There is this undeniable feeling when watching Double Jeopardy that the only reason it exists is because some writer or writers discovered the legal oddity at the center of the movie and sat down to have a big “what if…” writing session. This isn’t a condemnation in itself. The problem is that the movie doesn’t really expand beyond that initial idea in any meaningful way. There is this way that you can commit murder and not be found guilty, isn’t that clever!? And just in case that legal quirk isn’t a big enough part of the story, let’s have half the main cast be ex-lawyers, in new careers, so that no one misses out on the nuance of the situation moment to moment in the film.
The movie also tries to make something out of the wealth, power, and charisma of the sociopathic husband character, always living in a nice house and having a high paying job everywhere he goes, but given that after each jump he has to reinvent himself, with a new identity with no previous work history, it doesn’t make sense for him to always find himself in these positions. The first flight to San Francisco works, to some extent, in that he could be falling back on off-shored money that had been set aside while he was defrauding his failing Seattle based business, but after that… where does the money come from? They make a whole point of setting up how the life insurance money will go to the son, but it is placed in a trust. For a movie obsessed with the law, they ought to know that the whole point of a trust is that the money can’t be touched until the named recipient reaches a certain age, which makes this as a source of capital not work on three levels: the kid is too young to cash in, the kid keeps changing his name whenever they move so his identity doesn’t match the trust documents, and the amount of money in the trust (a specific value established by dialogue in the movie) simply isn’t enough to live a millionaire lifestyle in three different states over the span of six years.
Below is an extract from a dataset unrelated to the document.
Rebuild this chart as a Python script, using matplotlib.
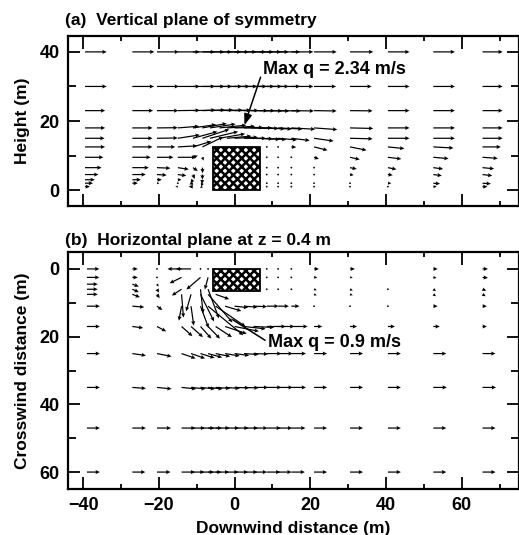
#!/usr/bin/env python3
# wind vectors around a cubical building: vertical and horizontal planes

import numpy as np
import matplotlib.pyplot as plt
from matplotlib.patches import Rectangle

n = np.nan

# ---- (a) vertical plane of symmetry: u, w (m/s) at column x / row z ----
xa_cols = [-39.5, -27, -20.5, -15, -11, -8.5, -6.5, -4, -2, 0, 2.5, 4.5, 6.5,
           8.5, 11.5, 15, 21, 30.5, 40.5, 52.5, 65.5]
za_rows = [40, 30, 23, 18, 15, 12.5, 9.5, 6.5, 4.5, 3, 2, 1]

ua = [
    [1.77, 1.8, 1.8, 1.8, 1.8, 1.8, 1.8, 1.8, 1.8, 1.8, 1.8, 1.8, 1.8, 1.8, 1.8, 1.8, 1.85, 1.9, 1.77, 1.77, 1.65],
    [1.77, 1.77, 1.8, 1.8, 1.8, 1.8, 1.8, 1.85, 1.85, 1.85, 1.85, 1.85, 1.85, 1.8, 1.8, 1.8, 1.8, 1.77, 1.77, 1.77, 1.65],
    [1.65, 1.7, 1.75, 1.8, 1.85, 1.85, 1.9, 1.9, 1.95, 1.95, 1.95, 1.9, 1.9, 1.85, 1.85, 1.85, 1.85, 1.85, 1.77, 1.77, 1.65],
    [1.65, 1.65, 1.7, 1.75, 1.9, 2.0, 2.1, 2.2, 2.3, 2.34, 2.3, 2.2, 2.1, 2.05, 2.0, 1.95, 1.9, 1.9, 1.77, 1.77, 1.65],
    [1.6, 1.65, 1.7, 1.8, 2.0, 2.2, 2.3, 2.1, 2.0, 1.9, 1.8, 1.75, 1.7, 1.6, 1.55, 1.5, 1.6, 1.85, 1.77, 1.77, 1.65],
    [1.64, 1.65, 1.5, 1.6, 1.5, 1.7, n, n, n, n, n, n, n, 0.02, 0.05, 0.4, 1.1, 1.35, 1.35, 1.65, 1.5],
    [1.5, 1.5, 1.35, 1.5, 0.4, 0.1, n, n, n, n, n, n, n, 0.02, 0.03, 0.05, 0.4, 0.8, 1.1, 1.25, 1.25],
    [1.35, 1.35, 1.1, 0.9, 0.4, 0.02, n, n, n, n, n, n, n, 0.02, 0.02, 0.03, 0.05, 0.55, 0.7, 0.8, 0.95],
    [1.1, 1.1, 0.8, 0.7, 0.15, 0.0, n, n, n, n, n, n, n, 0.02, 0.02, 0.02, 0.03, 0.3, 0.4, 0.7, 0.8],
    [0.8, 0.7, 0.4, 0.3, -0.2, -0.05, n, n, n, n, n, n, n, n, n, n, n, n, n, n, n],
    [0.65, 0.45, 0.2, -0.1, -0.3, -0.1, n, n, n, n, n, n, n, 0.02, 0.02, 0.02, 0.02, 0.15, 0.28, 0.55, 0.68],
    [0.4, n, n, -0.2, -0.35, -0.2, n, n, n, n, n, n, n, 0.02, 0.02, 0.02, 0.02, 0.05, 0.1, 0.28, 0.4],
]
wa = [
    [0] * 21,
    [0] * 21,
    [0, 0, 0, 0.03, 0.05, 0.06, 0.06, 0.05, 0.04, 0.02, 0, 0, -0.02, -0.03, -0.03, -0.03, -0.03, -0.02, 0, 0, 0],
    [0, 0, 0.02, 0.15, 0.3, 0.4, 0.35, 0.25, 0.15, 0.05, 0, -0.05, -0.08, -0.1, -0.1, -0.12, -0.15, -0.05, 0, 0, 0],
    [0, 0, 0.03, 0.3, 0.6, 0.8, 0.6, 0.4, 0.2, 0.1, 0, -0.05, -0.1, -0.12, -0.15, -0.2, -0.25, -0.05, 0, 0, 0],
    [0, 0, 0, 0.1, 0.5, 0.9, n, n, n, n, n, n, n, 0, 0, -0.02, -0.3, -0.3, -0.15, -0.1, 0],
    [0, 0, 0, 0, 0.15, -0.3, n, n, n, n, n, n, n, 0, 0, 0, -0.15, -0.2, -0.15, -0.12, -0.1],
    [0, 0, -0.05, -0.15, -0.3, -0.5, n, n, n, n, n, n, n, 0, 0, 0, 0, -0.12, -0.15, -0.12, -0.1],
    [0, 0, -0.05, -0.1, -0.4, -0.45, n, n, n, n, n, n, n, 0, 0, 0, 0, -0.05, -0.05, -0.1, -0.1],
    [0, 0, 0, 0, -0.3, -0.4, n, n, n, n, n, n, n, n, n, n, n, n, n, n, n],
    [0, 0, 0, 0, -0.1, -0.3, n, n, n, n, n, n, n, 0, 0, 0, 0, 0, 0, -0.05, -0.05],
    [0, n, n, 0, 0, -0.1, n, n, n, n, n, n, n, 0, 0, 0, 0, 0, 0, 0, 0],
]

# ---- (b) horizontal plane at z = 0.4 m: u, v (m/s) at column x / row y ----
xb_cols = [-39, -27, -20.5, -14, -11.5, -9, -7, -5, -2.5, 0, 2.5, 5, 8.5,
           11.5, 15, 21, 30.5, 40.5, 52.5, 65.5]
yb_rows = [0, 2.5, 4.5, 6, 7.5, 11, 17, 25, 35, 47, 60]

ub = [
    [0.23, 0.1, 0.02, -0.26, -0.28, 0.01, 0.01, n, n, n, n, n, -0.02, 0.02, 0.03, 0.09, 0.09, n, 0.08, 0.1],
    [0.23, 0.1, 0.02, -0.22, n, -0.26, -0.06, n, n, n, n, n, 0.01, 0.01, 0.01, 0.06, 0.05, n, 0.06, 0.1],
    [0.2, 0.12, 0.03, n, n, n, n, n, n, n, n, n, n, n, n, n, n, n, n, n],
    [0.2, 0.12, 0.04, -0.18, n, 0.05, 0.2, n, n, n, n, n, 0.01, 0.01, 0.01, 0.05, 0.05, 0.01, 0.05, 0.07],
    [0.2, 0.14, 0.05, 0.035, -0.09, 0.25, 0.45, 0.25, n, n, n, n, n, n, n, 0.05, 0.05, n, 0.05, 0.06],
    [0.24, 0.22, 0.1, -0.05, 0.05, 0.15, 0.65, 0.55, 0.3, 0.25, 0.25, 0.25, 0.22, 0.2, 0.15, 0.03, 0.02, 0.02, 0.08, 0.08],
    [0.24, 0.2, 0.17, 0.2, 0.22, 0.2, 0.22, 0.3, 0.4, 0.45, 0.4, 0.38, 0.35, 0.3, 0.3, 0.15, 0.13, 0.13, 0.12, 0.08],
    [0.24, 0.25, 0.27, 0.26, 0.26, 0.26, 0.26, 0.27, 0.27, 0.27, 0.27, 0.27, 0.27, 0.27, 0.27, 0.24, 0.24, 0.24, 0.24, 0.24],
    [0.24, 0.25, 0.27, 0.27, 0.27, 0.27, 0.27, 0.27, 0.27, 0.27, 0.27, 0.27, 0.27, 0.27, 0.27, 0.24, 0.24, 0.24, 0.25, 0.25],
    [0.24, 0.25, 0.26, 0.26, 0.26, 0.26, 0.26, 0.26, 0.26, 0.26, 0.26, 0.26, 0.26, 0.26, 0.26, 0.24, 0.24, 0.24, 0.24, 0.24],
    [0.24, 0.24, 0.25, 0.25, 0.25, 0.25, 0.25, 0.25, 0.25, 0.25, 0.25, 0.25, 0.25, 0.25, 0.25, 0.24, 0.24, 0.24, 0.24, 0.24],
]
vb = [
    [0, 0, 0, 0, 0, 0, 0, n, n, n, n, n, 0, 0, 0, 0, 0, n, 0, 0],
    [0, 0, 0, 0.12, n, 0.25, 0.25, n, n, n, n, n, 0, 0, 0, 0, 0, n, 0.01, 0.01],
    [0, 0.05, 0.05, n, n, n, n, n, n, n, n, n, n, n, n, n, n, n, n, n],
    [0, 0.06, 0.07, 0.13, n, 0.5, 0.6, n, n, n, n, n, 0, 0, 0, 0.02, 0.03, 0, 0.04, 0.03],
    [0, 0.06, 0.08, 0.48, 0.35, 0.56, 0.58, 0.1, n, n, n, n, n, n, n, 0.02, 0.02, n, 0.04, 0.04],
    [0, 0.02, 0.08, 0.3, 0.4, 0.45, 0.6, 0.42, 0.1, 0.03, 0.02, 0.01, 0, 0, 0, 0, 0, 0, 0, 0],
    [0, 0.03, 0.1, 0.2, 0.22, 0.25, 0.25, 0.22, 0.15, 0.1, 0.05, 0.02, 0, 0, 0, 0, 0, 0, 0, 0],
    [0, 0.04, 0.06, 0.1, 0.1, 0.09, 0.08, 0.06, 0.05, 0.04, 0.02, 0.01, 0, 0, 0, 0, 0, 0, 0, 0],
    [0, 0.02, 0.03, 0.03, 0.03, 0.03, 0.03, 0.02, 0.02, 0.01, 0.01, 0, 0, 0, 0, 0, 0, 0, 0, 0],
    [0] * 20,
    [0] * 20,
]

# building outline (m)
bldg_x0, bldg_len = -5.6, 12.2
bldg_h = 12.5
bldg_half_w = 6.5


def flat(cols, rows, u, v):
    X, Y = np.meshgrid(cols, rows)
    U = np.array(u, dtype=float)
    V = np.array(v, dtype=float)
    ok = ~(np.isnan(U) | np.isnan(V))
    return X[ok], Y[ok], U[ok], V[ok]


def style(ax, ymajor, yminor):
    ax.set_xlim(-44, 75)
    ax.set_xticks([-40, -20, 0, 20, 40, 60])
    ax.set_xticks([-30, -10, 10, 30, 50, 70], minor=True)
    ax.set_yticks(ymajor)
    ax.set_yticks(yminor, minor=True)
    ax.tick_params(which='both', direction='in', top=True, right=True,
                   width=1.3, labelsize=13, pad=6)
    ax.tick_params(axis='x', which='major', length=9)
    ax.tick_params(axis='x', which='minor', length=3.5)
    ax.tick_params(axis='y', which='major', length=8.5)
    ax.tick_params(axis='y', which='minor', length=5.5)
    for lab in ax.get_xticklabels() + ax.get_yticklabels():
        lab.set_fontweight('bold')
    for s in ax.spines.values():
        s.set_linewidth(1.6)


plt.rcParams['font.family'] = ['Liberation Sans', 'DejaVu Sans']
plt.rcParams['font.weight'] = 'bold'
plt.rcParams['hatch.linewidth'] = 1.8

fig = plt.figure(figsize=(5.19, 5.35), dpi=100)
ax_a = fig.add_axes([68 / 519, 1 - 206 / 535, 450.5 / 519, 170 / 535])
ax_b = fig.add_axes([68 / 519, 1 - 489 / 535, 450.5 / 519, 237 / 535])

qkw = dict(angles='xy', scale_units='xy', pivot='tail', color='black',
           width=0.0027, headwidth=3.4, headlength=3.6, headaxislength=3.2,
           minlength=1.6, zorder=2)

# (a)
X, Z, U, W = flat(xa_cols, za_rows, ua, wa)
ax_a.quiver(X, Z, U, W, scale=0.31, **qkw)
ax_a.add_patch(Rectangle((bldg_x0, 0), bldg_len, bldg_h, facecolor='white',
                         edgecolor='black', hatch='xxxx', lw=1.3, zorder=3))
ax_a.set_ylim(-4.6, 44.6)
style(ax_a, [0, 20, 40], [10, 30])
ax_a.tick_params(axis='x', labelbottom=False)
ax_a.set_ylabel('Height (m)', fontsize=12.5, fontweight='bold', labelpad=7)
ax_a.text(-0.007, 1.09, '(a)  Vertical plane of symmetry', transform=ax_a.transAxes,
          fontsize=12.5, fontweight='bold', ha='left', va='center')
ax_a.annotate('Max q = 2.34 m/s', xy=(2.6, 18.8), xytext=(7.6, 34.8),
              fontsize=13, fontweight='bold', ha='left', va='center',
              arrowprops=dict(arrowstyle='-|>,head_length=0.5,head_width=0.18',
                              color='black', lw=1.1, relpos=(0, 0.55),
                              shrinkA=0, shrinkB=0))

# (b)
X, Y, U, V = flat(xb_cols, yb_rows, ub, vb)
ax_b.quiver(X, Y, U, V, scale=0.07, **qkw)
ax_b.add_patch(Rectangle((bldg_x0, 0), bldg_len, bldg_half_w, facecolor='white',
                         edgecolor='black', hatch='xxxx', lw=1.3, zorder=3))
ax_b.set_ylim(65, -5)
style(ax_b, [0, 20, 40, 60], [10, 30, 50])
ax_b.set_ylabel('Crosswind distance (m)', fontsize=12.5, fontweight='bold', labelpad=7)
ax_b.set_xlabel('Downwind distance (m)', fontsize=12.5, fontweight='bold', labelpad=5)
ax_b.text(-0.007, 1.05, '(b)  Horizontal plane at z = 0.4 m', transform=ax_b.transAxes,
          fontsize=12.5, fontweight='bold', ha='left', va='center')
ax_b.annotate('Max q = 0.9 m/s', xy=(-0.5, 15.0), xytext=(8.8, 21.6),
              fontsize=13, fontweight='bold', ha='left', va='center',
              arrowprops=dict(arrowstyle='-', color='black', lw=1.1,
                              relpos=(0, 0.5), shrinkA=0, shrinkB=0))

fig.savefig('out.png', dpi=100)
The movie plays similarly fast and loose with certain character choices so as to keep the train of Libby, the protagonist’s, vengeance from coming off the rails. When Libby gets caught breaking into the school, why is she taken back to the halfway house instead of directly to jail, and by extension why is she escorted by only her parole officer and not a larger police contingent? Why does only one person in law enforcement seem to care that a convicted murderer has violated parole, skipped state, and is leaving a trail of wrecked cars and damaged property in her wake? Why does the villain bury Libby alive and leave her to die when he had every opportunity to just kill her quietly then and there, and then bury her body in the same spot, leaving no room for chance? It is heavily implied he has killed before, why is this time any different?
It is this kind of logical inconsistency that made me struggle. It would maybe have been less of an issue if those elements weren’t put so front and center in the story. The husband’s wealth becomes a focal point of the second act and the beginning of the third. For example, the buying and selling of specific, extremely expensive and rare art pieces is a major aspect of Libby’s hunt. Libby’s evasion of her parole officer is placed as the main cat and mouse game, far more than her and her intended murder target, which puts him and his subplot into the spotlight. In short, it gets hard to ignore the ways in which the story focuses more on what is expedient for the emotion and action of any given scene, rather than what makes for logical and grounded plot and characters.
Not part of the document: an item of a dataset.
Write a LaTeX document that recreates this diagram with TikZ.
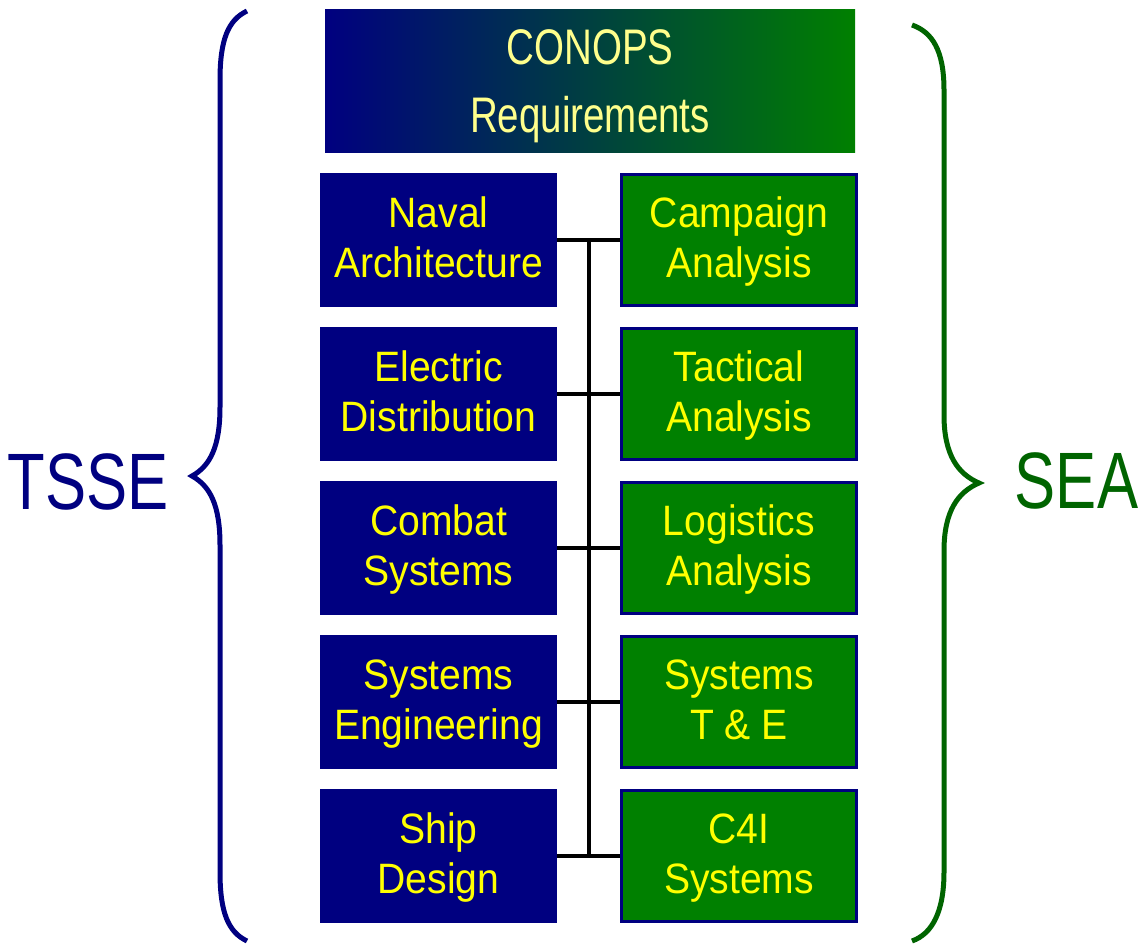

That being said, those expedient emotional beats and action moments do land. They are not lacking in familiar cinematic language and story tropes. Like many action films of the same decade, Double Jeopardy is working from such a well understood and refined set of principles that even though it can border on formulaic in its construction, and its directing is best described as journeyman, the drama, the mystery, and even the action are all quite thrilling. It does what you’d expect of a film of that genre from that era. Nothing more, nothing less. Do I wish the characters were more fleshed out and interesting? Of course. Do I wish there was more to the cat and mouse games of both the parole officer, the wife, and her target? Absolutely. But not every movie can have a cast of characters as compelling and villainous as Silence of the Lambs, let alone the career defining performances of Jodie Foster and Anthony Hopkins to embody those characters. Double Jeopardy is a passably fair thriller that isn’t going to set anyone’s world on fire but for all but the strictest cinephiles and thriller aficionados, will deliver a few hours of forgettable entertainment despite its weak script.
Would Recommend: If any thriller is a good thriller.
Would Not Recommend: If Kubrick or Hitchcock levels of attention to detail are required for a film to feel “real.”